## Information supplied

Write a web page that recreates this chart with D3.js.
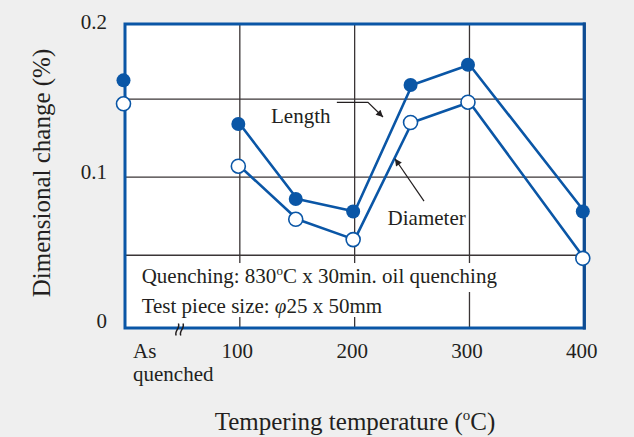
<!DOCTYPE html>
<html><head><meta charset="utf-8">
<script src="https://cdn.jsdelivr.net/npm/d3@7/dist/d3.min.js"></script>
<style>
html,body{margin:0;padding:0;background:#efefef;}
svg{display:block;}
text{font-family:"Liberation Serif","Times New Roman",serif;fill:#231f20;}
</style></head>
<body>
<svg id="chart" width="634" height="437"></svg>
<script>
// ---- data ----
const categories = ["As quenched", 100, 150, 200, 250, 300, 400];
const temps = [0, 100, 150, 200, 250, 300, 400];          // x position (As quenched at axis origin)
const lengthChange   = [0.162, 0.134, 0.086, 0.078, 0.159, 0.172, 0.078];
const diameterChange = [0.147, 0.107, 0.073, 0.060, 0.135, 0.148, 0.048];
const xTickValues = [100, 200, 300, 400];
const xTickLabels = ["100", "200", "300", "400"];
const yTickValues = [0, 0.1, 0.2];
const yTickLabels = ["0", "0.1", "0.2"];
const gridX = [100, 200, 300];
const gridY = [0.05, 0.1, 0.15];

const BLUE = "#0a56a6";
const svg = d3.select("#chart");

const x = d3.scaleLinear().domain([0, 400]).range([125, 584.3]);
const y = d3.scaleLinear().domain([0, 0.2]).range([333.3, 21]);      // data & grid
const yFrame = d3.scaleLinear().domain([0, 0.2]).range([328, 24]);   // plot frame
const yLab = d3.scaleLinear().domain([0, 0.2]).range([321, 22]);     // tick label placement

// plot area
svg.append("rect")
  .attr("x", x(0)).attr("y", yFrame(0.2))
  .attr("width", x(400) - x(0)).attr("height", yFrame(0) - yFrame(0.2))
  .attr("fill", "#fff");

// grid
const grid = svg.append("g").attr("stroke", "#3a3536").attr("stroke-width", 1.3);
grid.selectAll(".gx").data(gridX).join("line")
  .attr("x1", d => x(d)).attr("x2", d => x(d))
  .attr("y1", yFrame(0.2)).attr("y2", yFrame(0));
grid.selectAll(".gy").data(gridY).join("line")
  .attr("x1", x(0)).attr("x2", x(400))
  .attr("y1", d => y(d)).attr("y2", d => y(d));

// notes with white backgrounds
const notes = svg.append("g");
const n1 = notes.append("text").attr("x", x(14.5)).attr("y", y(0.0322)).attr("font-size", 21);
n1.append("tspan").text("Quenching: 830");
n1.append("tspan").attr("font-size", 13).attr("dy", -8).text("o");
n1.append("tspan").attr("dy", 8).text("C x 30min. oil quenching");
const n2 = notes.append("text").attr("x", x(14.5)).attr("y", y(0.013)).attr("font-size", 21);
n2.append("tspan").text("Test piece size: ");
n2.append("tspan").attr("font-style", "italic").text("φ");
n2.append("tspan").text("25 x 50mm");
[[n1, -20, 9], [n2, -21, 4]].forEach(([t, top, bot]) => {
  const b = t.node().getBBox();
  const base = +t.attr("y");
  notes.insert("rect", "text")
    .attr("x", b.x - 3).attr("y", base + top).attr("width", b.width + 6).attr("height", bot - top)
    .attr("fill", "#fff");
});

// frame
svg.append("rect")
  .attr("x", x(0)).attr("y", yFrame(0.2))
  .attr("width", x(400) - x(0)).attr("height", yFrame(0) - yFrame(0.2))
  .attr("fill", "none").attr("stroke", BLUE).attr("stroke-width", 3);
svg.append("line")
  .attr("x1", x(400)).attr("x2", x(400)).attr("y1", yFrame(0.2) - 1.5).attr("y2", yFrame(0) + 1.5)
  .attr("stroke", "#0f4c92").attr("stroke-width", 3);

// axis break mark
const brk = svg.append("g").attr("transform", `translate(${x(48.5)},${yFrame(0) + 1.5})`)
  .attr("fill", "none").attr("stroke", "#231f20").attr("stroke-width", 1.5);
[-2.3, 2.3].forEach(dx => {
  brk.append("path").attr("d", `M${dx - 2.2},6 C${dx - 4.5},2 ${dx + 2.2},-1.5 ${dx},-6`);
});

// axes labels (tick text)
const xAxis = svg.append("g").attr("transform", `translate(0,${yFrame(0)})`)
  .call(d3.axisBottom(x).tickValues(xTickValues).tickFormat((d, i) => xTickLabels[i]).tickSize(0).tickPadding(0));
xAxis.select(".domain").remove();
xAxis.selectAll("text").attr("font-family", "Liberation Serif").attr("font-size", 21)
  .attr("fill", "#231f20").attr("dx", -3).attr("dy", 0).attr("y", 29.5);

const yAxis = svg.append("g").attr("transform", `translate(${x(0)},0)`)
  .call(d3.axisLeft(yLab).tickValues(yTickValues).tickFormat((d, i) => yTickLabels[i]).tickSize(0).tickPadding(18));
yAxis.select(".domain").remove();
yAxis.selectAll("text").attr("font-family", "Liberation Serif").attr("font-size", 21).attr("fill", "#231f20");

// "As quenched" category label
const aq = svg.append("text").attr("font-size", 21).attr("x", x(0) + 8);
aq.append("tspan").attr("x", x(0) + 8).attr("y", yFrame(0) + 29.5).text("As");
aq.append("tspan").attr("x", x(0) + 8).attr("y", yFrame(0) + 53).text("quenched");

// axis titles
const xt = svg.append("text").attr("x", 355).attr("y", 430).attr("text-anchor", "middle").attr("font-size", 25);
xt.append("tspan").text("Tempering temperature (");
xt.append("tspan").attr("font-size", 15).attr("dy", -10).text("o");
xt.append("tspan").attr("dy", 10).text("C)");
svg.append("text").attr("transform", "translate(50,173) rotate(-90)")
  .attr("text-anchor", "middle").attr("font-size", 25).text("Dimensional change (%)");

// series lines (tempered points only)
const line = d3.line().x(d => x(d[0])).y(d => y(d[1]));
const series = [
  {name: "Length", vals: lengthChange, filled: true},
  {name: "Diameter", vals: diameterChange, filled: false}
];
series.forEach(s => {
  const pts = temps.map((t, i) => [t, s.vals[i]]);
  svg.append("path").datum(pts.slice(1)).attr("d", line)
    .attr("fill", "none").attr("stroke", BLUE).attr("stroke-width", 2.6).attr("stroke-linejoin", "round");
});
series.forEach(s => {
  const pts = temps.map((t, i) => [t, s.vals[i]]);
  svg.append("g").selectAll("circle").data(pts).join("circle")
    .attr("cx", d => x(d[0]) - 1.5).attr("cy", d => y(d[1])).attr("r", 7)
    .attr("fill", s.filled ? BLUE : "#fff")
    .attr("stroke", BLUE).attr("stroke-width", s.filled ? 0 : 1.6);
});

// annotations
svg.append("defs").append("marker").attr("id", "arr").attr("viewBox", "0 0 10 10")
  .attr("refX", 10).attr("refY", 5).attr("markerWidth", 9).attr("markerHeight", 7)
  .attr("markerUnits", "userSpaceOnUse").attr("orient", "auto")
  .append("path").attr("d", "M0,0 L10,5 L0,10 Z").attr("fill", "#231f20");

svg.append("text").attr("x", x(179)).attr("y", y(0.1345)).attr("text-anchor", "end").attr("font-size", 21).text("Length");
svg.append("path")
  .attr("d", d3.line()([[x(184.5), y(0.1479)], [x(211.6), y(0.1479)], [x(224.7), y(0.1385)]]))
  .attr("fill", "none").attr("stroke", "#231f20").attr("stroke-width", 1.2).attr("marker-end", "url(#arr)");

svg.append("text").attr("x", x(262.7)).attr("y", y(0.0694)).attr("text-anchor", "middle").attr("font-size", 21).text("Diameter");
svg.append("path")
  .attr("d", d3.line()([[x(260.4), y(0.0847)], [x(235.1), y(0.1118)]]))
  .attr("fill", "none").attr("stroke", "#231f20").attr("stroke-width", 1.2).attr("marker-end", "url(#arr)");
</script>
</body></html>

## What you will do
Omit the pictures and give the material again, exactly and in full.

## Written response
Write a web page that recreates this chart with D3.js.
<!DOCTYPE html>
<html><head><meta charset="utf-8">
<script src="https://cdn.jsdelivr.net/npm/d3@7/dist/d3.min.js"></script>
<style>
html,body{margin:0;padding:0;background:#efefef;}
svg{display:block;}
text{font-family:"Liberation Serif","Times New Roman",serif;fill:#231f20;}
</style></head>
<body>
<svg id="chart" width="634" height="437"></svg>
<script>
// ---- data ----
const categories = ["As quenched", 100, 150, 200, 250, 300, 400];
const temps = [0, 100, 150, 200, 250, 300, 400];          // x position (As quenched at axis origin)
const lengthChange   = [0.162, 0.134, 0.086, 0.078, 0.159, 0.172, 0.078];
const diameterChange = [0.147, 0.107, 0.073, 0.060, 0.135, 0.148, 0.048];
const xTickValues = [100, 200, 300, 400];
const xTickLabels = ["100", "200", "300", "400"];
const yTickValues = [0, 0.1, 0.2];
const yTickLabels = ["0", "0.1", "0.2"];
const gridX = [100, 200, 300];
const gridY = [0.05, 0.1, 0.15];

const BLUE = "#0a56a6";
const svg = d3.select("#chart");

const x = d3.scaleLinear().domain([0, 400]).range([125, 584.3]);
const y = d3.scaleLinear().domain([0, 0.2]).range([333.3, 21]);      // data & grid
const yFrame = d3.scaleLinear().domain([0, 0.2]).range([328, 24]);   // plot frame
const yLab = d3.scaleLinear().domain([0, 0.2]).range([321, 22]);     // tick label placement

// plot area
svg.append("rect")
  .attr("x", x(0)).attr("y", yFrame(0.2))
  .attr("width", x(400) - x(0)).attr("height", yFrame(0) - yFrame(0.2))
  .attr("fill", "#fff");

// grid
const grid = svg.append("g").attr("stroke", "#3a3536").attr("stroke-width", 1.3);
grid.selectAll(".gx").data(gridX).join("line")
  .attr("x1", d => x(d)).attr("x2", d => x(d))
  .attr("y1", yFrame(0.2)).attr("y2", yFrame(0));
grid.selectAll(".gy").data(gridY).join("line")
  .attr("x1", x(0)).attr("x2", x(400))
  .attr("y1", d => y(d)).attr("y2", d => y(d));

// notes with white backgrounds
const notes = svg.append("g");
const n1 = notes.append("text").attr("x", x(14.5)).attr("y", y(0.0322)).attr("font-size", 21);
n1.append("tspan").text("Quenching: 830");
n1.append("tspan").attr("font-size", 13).attr("dy", -8).text("o");
n1.append("tspan").attr("dy", 8).text("C x 30min. oil quenching");
const n2 = notes.append("text").attr("x", x(14.5)).attr("y", y(0.013)).attr("font-size", 21);
n2.append("tspan").text("Test piece size: ");
n2.append("tspan").attr("font-style", "italic").text("φ");
n2.append("tspan").text("25 x 50mm");
[[n1, -20, 9], [n2, -21, 4]].forEach(([t, top, bot]) => {
  const b = t.node().getBBox();
  const base = +t.attr("y");
  notes.insert("rect", "text")
    .attr("x", b.x - 3).attr("y", base + top).attr("width", b.width + 6).attr("height", bot - top)
    .attr("fill", "#fff");
});

// frame
svg.append("rect")
  .attr("x", x(0)).attr("y", yFrame(0.2))
  .attr("width", x(400) - x(0)).attr("height", yFrame(0) - yFrame(0.2))
  .attr("fill", "none").attr("stroke", BLUE).attr("stroke-width", 3);
svg.append("line")
  .attr("x1", x(400)).attr("x2", x(400)).attr("y1", yFrame(0.2) - 1.5).attr("y2", yFrame(0) + 1.5)
  .attr("stroke", "#0f4c92").attr("stroke-width", 3);

// axis break mark
const brk = svg.append("g").attr("transform", `translate(${x(48.5)},${yFrame(0) + 1.5})`)
  .attr("fill", "none").attr("stroke", "#231f20").attr("stroke-width", 1.5);
[-2.3, 2.3].forEach(dx => {
  brk.append("path").attr("d", `M${dx - 2.2},6 C${dx - 4.5},2 ${dx + 2.2},-1.5 ${dx},-6`);
});

// axes labels (tick text)
const xAxis = svg.append("g").attr("transform", `translate(0,${yFrame(0)})`)
  .call(d3.axisBottom(x).tickValues(xTickValues).tickFormat((d, i) => xTickLabels[i]).tickSize(0).tickPadding(0));
xAxis.select(".domain").remove();
xAxis.selectAll("text").attr("font-family", "Liberation Serif").attr("font-size", 21)
  .attr("fill", "#231f20").attr("dx", -3).attr("dy", 0).attr("y", 29.5);

const yAxis = svg.append("g").attr("transform", `translate(${x(0)},0)`)
  .call(d3.axisLeft(yLab).tickValues(yTickValues).tickFormat((d, i) => yTickLabels[i]).tickSize(0).tickPadding(18));
yAxis.select(".domain").remove();
yAxis.selectAll("text").attr("font-family", "Liberation Serif").attr("font-size", 21).attr("fill", "#231f20");

// "As quenched" category label
const aq = svg.append("text").attr("font-size", 21).attr("x", x(0) + 8);
aq.append("tspan").attr("x", x(0) + 8).attr("y", yFrame(0) + 29.5).text("As");
aq.append("tspan").attr("x", x(0) + 8).attr("y", yFrame(0) + 53).text("quenched");

// axis titles
const xt = svg.append("text").attr("x", 355).attr("y", 430).attr("text-anchor", "middle").attr("font-size", 25);
xt.append("tspan").text("Tempering temperature (");
xt.append("tspan").attr("font-size", 15).attr("dy", -10).text("o");
xt.append("tspan").attr("dy", 10).text("C)");
svg.append("text").attr("transform", "translate(50,173) rotate(-90)")
  .attr("text-anchor", "middle").attr("font-size", 25).text("Dimensional change (%)");

// series lines (tempered points only)
const line = d3.line().x(d => x(d[0])).y(d => y(d[1]));
const series = [
  {name: "Length", vals: lengthChange, filled: true},
  {name: "Diameter", vals: diameterChange, filled: false}
];
series.forEach(s => {
  const pts = temps.map((t, i) => [t, s.vals[i]]);
  svg.append("path").datum(pts.slice(1)).attr("d", line)
    .attr("fill", "none").attr("stroke", BLUE).attr("stroke-width", 2.6).attr("stroke-linejoin", "round");
});
series.forEach(s => {
  const pts = temps.map((t, i) => [t, s.vals[i]]);
  svg.append("g").selectAll("circle").data(pts).join("circle")
    .attr("cx", d => x(d[0]) - 1.5).attr("cy", d => y(d[1])).attr("r", 7)
    .attr("fill", s.filled ? BLUE : "#fff")
    .attr("stroke", BLUE).attr("stroke-width", s.filled ? 0 : 1.6);
});

// annotations
svg.append("defs").append("marker").attr("id", "arr").attr("viewBox", "0 0 10 10")
  .attr("refX", 10).attr("refY", 5).attr("markerWidth", 9).attr("markerHeight", 7)
  .attr("markerUnits", "userSpaceOnUse").attr("orient", "auto")
  .append("path").attr("d", "M0,0 L10,5 L0,10 Z").attr("fill", "#231f20");

svg.append("text").attr("x", x(179)).attr("y", y(0.1345)).attr("text-anchor", "end").attr("font-size", 21).text("Length");
svg.append("path")
  .attr("d", d3.line()([[x(184.5), y(0.1479)], [x(211.6), y(0.1479)], [x(224.7), y(0.1385)]]))
  .attr("fill", "none").attr("stroke", "#231f20").attr("stroke-width", 1.2).attr("marker-end", "url(#arr)");

svg.append("text").attr("x", x(262.7)).attr("y", y(0.0694)).attr("text-anchor", "middle").attr("font-size", 21).text("Diameter");
svg.append("path")
  .attr("d", d3.line()([[x(260.4), y(0.0847)], [x(235.1), y(0.1118)]]))
  .attr("fill", "none").attr("stroke", "#231f20").attr("stroke-width", 1.2).attr("marker-end", "url(#arr)");
</script>
</body></html>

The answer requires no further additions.